**EXERCISE REQUIREMENTS:**
Leave out the pictures and retype only the lines from the opening line to the line that holds "const iterations: number[]", both ends included.

**PROVIDED DATA:**
■ ■ ■ ■ ■ ■ ■
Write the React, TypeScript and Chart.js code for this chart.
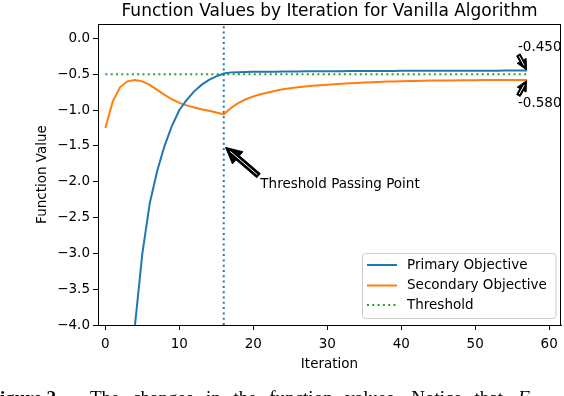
import React, { useEffect, useRef } from "react";
import { Chart, registerables } from "chart.js";

Chart.register(...registerables);

// ---------- data ----------
const iterations: number[] = Array.from({ length: 58 }, (_, i) => i);

const primaryValues: number[] = [
  -12.0, -9.0, -6.8, -5.2, -4.0, -3.0, -2.3, -1.85, -1.5, -1.22,
  -1.0, -0.86, -0.74, -0.65, -0.58, -0.53, -0.49, -0.475, -0.472, -0.47,
  -0.468, -0.467, -0.466, -0.465, -0.464, -0.463, -0.462, -0.461, -0.46, -0.46,
  -0.459, -0.458, -0.458, -0.457, -0.457, -0.456, -0.456, -0.455, -0.455, -0.455,
  -0.454, -0.454, -0.454, -0.453, -0.453, -0.453, -0.452, -0.452, -0.452, -0.452,
  -0.451, -0.451, -0.451, -0.451, -0.45, -0.45, -0.45, -0.45,
];

const secondaryValues: number[] = [
  -1.25, -0.88, -0.68, -0.6, -0.58, -0.6, -0.65, -0.72, -0.79, -0.85,
  -0.9, -0.935, -0.965, -0.99, -1.01, -1.035, -1.06, -0.97, -0.9, -0.85,
  -0.81, -0.78, -0.755, -0.732, -0.712, -0.697, -0.684, -0.672, -0.662, -0.653,
  -0.646, -0.639, -0.633, -0.627, -0.622, -0.617, -0.612, -0.608, -0.604, -0.601,
  -0.598, -0.596, -0.594, -0.592, -0.59, -0.589, -0.588, -0.587, -0.586, -0.585,
  -0.584, -0.583, -0.583, -0.582, -0.582, -0.581, -0.581, -0.58,
];

const thresholdValue = -0.5;
const thresholdIteration = 16;

const xTicks: number[] = [0, 10, 20, 30, 40, 50, 60];
const yTicks: number[] = [0.0, -0.5, -1.0, -1.5, -2.0, -2.5, -3.0, -3.5, -4.0];
const xRange: number[] = [-1, 61.6];
const yRange: number[] = [-4.0, 0.2];

const seriesLabels: string[] = ["Primary Objective", "Secondary Objective", "Threshold"];

const annotationTexts: string[] = ["-0.450", "-0.580", "Threshold Passing Point"];
const annotationX: number[] = [57, 57, 16];
const annotationY: number[] = [-0.45, -0.58, -1.5];

const titleText = "Function Values by Iteration for Vanilla Algorithm";
const xTitle = "Iteration";
const yTitle = "Function Value";
const captionLead = "Figure 2.";
const captionWords: string[] = ["The", "changes", "in", "the", "function", "values.", "Notice", "that"];
const captionSymbol = "F";
const captionSub = "i";

const FONT = "'DejaVu Sans', sans-serif";
const SERIF = "'Liberation Serif', serif";

function drawArrow(ctx: CanvasRenderingContext2D, x0: number, y0: number, x1: number, y1: number) {
  const dx = x1 - x0, dy = y1 - y0;
  const L = Math.hypot(dx, dy);
  const ux = dx / L, uy = dy / L;
  const sx = x0 + ux * L * 0.05, sy = y0 + uy * L * 0.05;
  const ex = x1 - ux * L * 0.05, ey = y1 - uy * L * 0.05;
  const len = L * 0.9;
  const hl = Math.min(16, len * 0.6);
  const hw = hl / 2, w = Math.min(2.7, hw / 2.5);
  const nx = -uy, ny = ux;
  const kx = ex - ux * hl, ky = ey - uy * hl;
  ctx.save();
  ctx.beginPath();
  ctx.moveTo(sx + nx * w, sy + ny * w);
  ctx.lineTo(kx + nx * w, ky + ny * w);
  ctx.lineTo(kx + nx * hw, ky + ny * hw);
  ctx.lineTo(ex, ey);
  ctx.lineTo(kx - nx * hw, ky - ny * hw);
  ctx.lineTo(kx - nx * w, ky - ny * w);
  ctx.lineTo(sx - nx * w, sy - ny * w);
  ctx.closePath();
  ctx.fillStyle = "#000";
  ctx.fill();
  ctx.strokeStyle = "#000";
  ctx.lineWidth = 1;
  ctx.stroke();
  ctx.beginPath();
  ctx.moveTo(sx + ux * 1.5, sy + uy * 1.5);
  ctx.lineTo(ex - ux * Math.min(6, len * 0.3), ey - uy * Math.min(6, len * 0.3));
  ctx.strokeStyle = "#fff";
  ctx.lineWidth = 1;
  ctx.stroke();
  ctx.restore();
}

const decorPlugin = {
  id: "decor",
  afterDraw(chart: any) {
    const ctx: CanvasRenderingContext2D = chart.ctx;
    const area = chart.chartArea;
    const xs = chart.scales.x;
    const ys = chart.scales.y;
    ctx.save();

    // frame
    ctx.strokeStyle = "#000";
    ctx.lineWidth = 1;
    ctx.strokeRect(Math.round(area.left) + 0.5, Math.round(area.top) + 0.5,
      Math.round(area.right - area.left) - 1, Math.round(area.bottom - area.top));

    // title
    ctx.fillStyle = "#000";
    ctx.font = `17px ${FONT}`;
    ctx.textAlign = "center";
    ctx.textBaseline = "middle";
    ctx.fillText(titleText, (area.left + area.right) / 2, 12);

    // axis titles
    ctx.font = `13.5px ${FONT}`;
    ctx.fillText(xTitle, (area.left + area.right) / 2, 364);
    ctx.save();
    ctx.translate(42, (area.top + area.bottom) / 2);
    ctx.rotate(-Math.PI / 2);
    ctx.fillText(yTitle, 0, 0);
    ctx.restore();

    // annotations
    const offsets = [
      { dx: -9, dy: -23.5 },
      { dx: -9, dy: 23.4 },
      { dx: 36.6, dy: 38.4 },
    ];
    ctx.font = `13.5px ${FONT}`;
    ctx.textAlign = "left";
    ctx.textBaseline = "middle";
    annotationTexts.forEach((t, i) => {
      const px = xs.getPixelForValue(annotationX[i]);
      const py = ys.getPixelForValue(annotationY[i]);
      const tx = px + offsets[i].dx;
      const ty = py + offsets[i].dy;
      ctx.fillStyle = "#000";
      ctx.fillText(t, tx, ty);
      const half = 7;
      const startY = ty > py ? ty - half : ty + half;
      drawArrow(ctx, tx, startY, px, py);
    });

    // legend
    const lx = 362.5, ly = 253.5, lw = 193.5, lh = 65;
    ctx.beginPath();
    (ctx as any).roundRect(lx, ly, lw, lh, 3);
    ctx.fillStyle = "rgba(255,255,255,0.8)";
    ctx.fill();
    ctx.strokeStyle = "#cccccc";
    ctx.lineWidth = 1;
    ctx.stroke();
    const rows = [265, 285.5, 305];
    chart.data.datasets.forEach((ds: any, i: number) => {
      if (!ds.label) return;
      const y = rows[i];
      ctx.beginPath();
      ctx.setLineDash(ds.borderDash || []);
      ctx.strokeStyle = ds.borderColor;
      ctx.lineWidth = ds.borderWidth;
      ctx.moveTo(367, y);
      ctx.lineTo(397, y);
      ctx.stroke();
      ctx.setLineDash([]);
      ctx.fillStyle = "#000";
      ctx.font = `13.5px ${FONT}`;
      ctx.textAlign = "left";
      ctx.textBaseline = "middle";
      ctx.fillText(ds.label, 407, y);
    });

    // caption (cropped at the bottom edge of the image)
    const base = 404;
    ctx.fillStyle = "#000";
    ctx.textAlign = "left";
    ctx.textBaseline = "alphabetic";
    ctx.font = `bold 19px ${SERIF}`;
    const fW = ctx.measureText("F").width;
    ctx.fillText(captionLead, -fW, base);
    ctx.font = `19px ${SERIF}`;
    const startX = 90, endX = 503;
    const widths = captionWords.map((w) => ctx.measureText(w).width);
    const total = widths.reduce((a, b) => a + b, 0);
    const gap = (endX - startX - total) / (captionWords.length - 1);
    let cx = startX;
    captionWords.forEach((w, i) => {
      ctx.fillText(w, cx, base);
      cx += widths[i] + gap;
    });
    ctx.font = `italic 19px ${SERIF}`;
    ctx.fillText(captionSymbol, 518, base);
    ctx.font = `14px ${SERIF}`;
    ctx.fillText(captionSub, 546, base + 4);

    ctx.restore();
  },
};

export default function App() {
  const canvasRef = useRef<HTMLCanvasElement | null>(null);

  useEffect(() => {
    if (!canvasRef.current) return;
    const primary = iterations.map((x, i) => ({ x, y: primaryValues[i] }));
    const secondary = iterations.map((x, i) => ({ x, y: secondaryValues[i] }));
    const threshold = [
      { x: iterations[0], y: thresholdValue },
      { x: iterations[iterations.length - 1], y: thresholdValue },
    ];
    const vline = [
      { x: thresholdIteration, y: yRange[0] },
      { x: thresholdIteration, y: yRange[1] },
    ];
    const chart = new Chart(canvasRef.current, {
      type: "line",
      data: {
        datasets: [
          {
            label: seriesLabels[0],
            data: primary,
            borderColor: "#1f77b4",
            backgroundColor: "#1f77b4",
            borderWidth: 2,
            pointRadius: 0,
            tension: 0,
            clip: 0,
          } as any,
          {
            label: seriesLabels[1],
            data: secondary,
            borderColor: "#ff7f0e",
            backgroundColor: "#ff7f0e",
            borderWidth: 2,
            pointRadius: 0,
            tension: 0,
            clip: 0,
          },
          {
            label: seriesLabels[2],
            data: threshold,
            borderColor: "#2ca02c",
            backgroundColor: "#2ca02c",
            borderWidth: 2,
            borderDash: [2, 3.3],
            pointRadius: 0,
            clip: 0,
          },
          {
            label: "",
            data: vline,
            borderColor: "#1f77b4",
            backgroundColor: "#1f77b4",
            borderWidth: 2,
            borderDash: [2, 3.3],
            pointRadius: 0,
            clip: 0,
          },
        ],
      },
      options: {
        animation: false,
        responsive: false,
        devicePixelRatio: 1,
        parsing: false as any,
        layout: { padding: { top: 24, right: 3, left: 0, bottom: 0 } },
        plugins: {
          legend: { display: false },
          title: { display: false },
          tooltip: { enabled: false },
        },
        scales: {
          x: {
            type: "linear",
            min: xRange[0],
            max: xRange[1],
            afterBuildTicks: (s: any) => {
              s.ticks = xTicks.map((v) => ({ value: v }));
            },
            afterFit: (s: any) => {
              s.height = 71;
            },
            ticks: {
              color: "#000",
              font: { family: FONT, size: 13.5 },
              padding: 6,
              maxRotation: 0,
              autoSkip: false,
              callback: (v: any) => String(v),
            },
            grid: {
              display: true,
              drawOnChartArea: false,
              drawTicks: true,
              tickLength: 5,
              tickColor: "#000",
              tickWidth: 1,
            },
            border: { display: true, color: "#000", width: 1 },
          },
          y: {
            type: "linear",
            min: yRange[0],
            max: yRange[1],
            afterBuildTicks: (s: any) => {
              s.ticks = yTicks.map((v) => ({ value: v }));
            },
            afterFit: (s: any) => {
              s.width = 98;
            },
            ticks: {
              color: "#000",
              font: { family: FONT, size: 13.5 },
              padding: 3,
              autoSkip: false,
              callback: (v: any) => Number(v).toFixed(1).replace("-", "\u2212"),
            },
            grid: {
              display: true,
              drawOnChartArea: false,
              drawTicks: true,
              tickLength: 5,
              tickColor: "#000",
              tickWidth: 1,
            },
            border: { display: true, color: "#000", width: 1 },
          },
        },
      },
      plugins: [decorPlugin],
    });
    return () => chart.destroy();
  }, []);

  return (
    <div style={{ position: "fixed", left: 0, top: 0, width: 564, height: 396, background: "#fff", overflow: "hidden" }}>
      <canvas ref={canvasRef} width={564} height={396} style={{ display: "block", width: 564, height: 396 }} />
    </div>
  );
}
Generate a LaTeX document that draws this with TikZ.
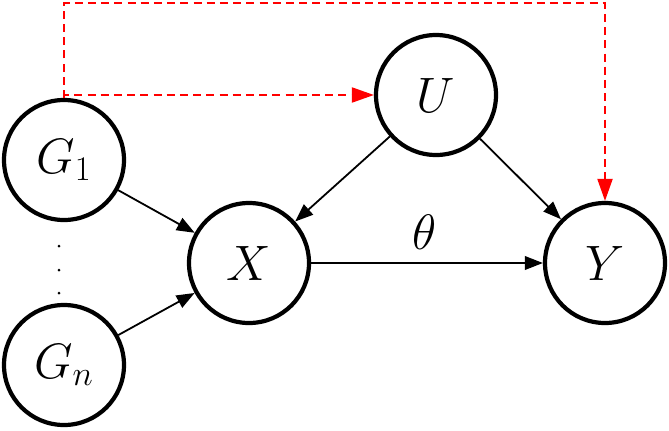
\documentclass[tikz,border=0pt]{standalone}
\usetikzlibrary{arrows.meta}
\begin{document}
\begin{tikzpicture}[x=0.5pt,y=0.5pt,
  var/.style={circle, draw, line width=2.1pt, minimum size=120pt*0.5, inner sep=0pt, fill=white},
  edge/.style={line width=0.9pt, -{Triangle[length=9pt,width=6.8pt]}},
  confound/.style={red, line width=1pt, dash pattern=on 4pt off 2.6pt, -{Triangle[length=11pt,width=7.5pt]}}]
\useasboundingbox (0,0) rectangle (669,430);
\node[var, font=\fontsize{25}{30}\selectfont] (G1) at (64,270) {$G_1$};
\node[var, font=\fontsize{25}{30}\selectfont] (Gn) at (64,65) {$G_n$};
\node[var, font=\fontsize{27}{32}\selectfont] (X) at (249,167) {$X$};
\node[var, font=\fontsize{30}{36}\selectfont] (U) at (436,335) {$U$};
\node[var, font=\fontsize{30}{36}\selectfont] (Y) at (605,167) {$Y$};
\coordinate (top) at (64,427);
\fill (59,184) circle (1.5);
\fill (59,160) circle (1.5);
\fill (59,137) circle (1.5);
\draw[edge] (G1) -- (X);
\draw[edge] (Gn) -- (X);
\draw[edge] (U) -- (X);
\draw[edge] (U) -- (Y);
\draw[edge] (X) -- node[pos=0.49, above, inner sep=6.5pt, font=\fontsize{26}{31}\selectfont] {$\theta$} (Y);
\draw[confound] (G1.north) |- (U.west);
\draw[confound] (G1.north) -- (top) -| (Y.north);
\end{tikzpicture}
\end{document}
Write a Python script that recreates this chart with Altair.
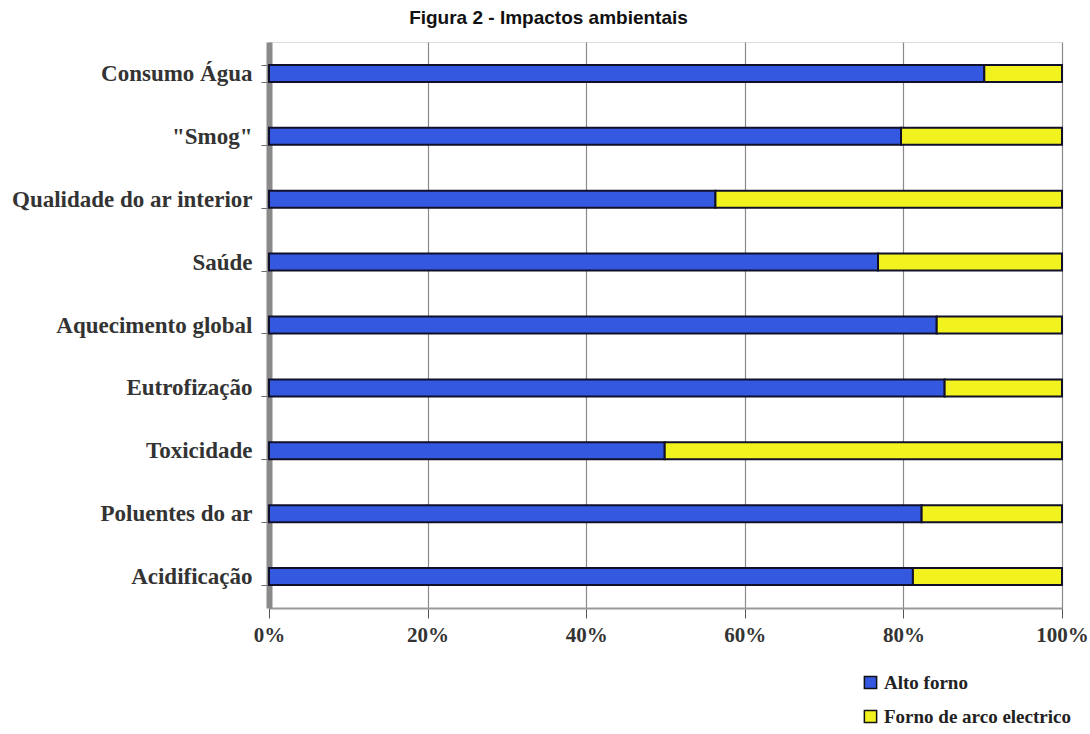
■ ■ ■ ■ ■ ■ ■
**ANSWER IN FULL:**
Write the React, TypeScript and Chart.js code for this chart.
import React, { useEffect, useRef } from "react";
import { Chart, registerables } from "chart.js";

Chart.register(...registerables);

// ---------- data ----------
const iterations: number[] = Array.from({ length: 58 }, (_, i) => i);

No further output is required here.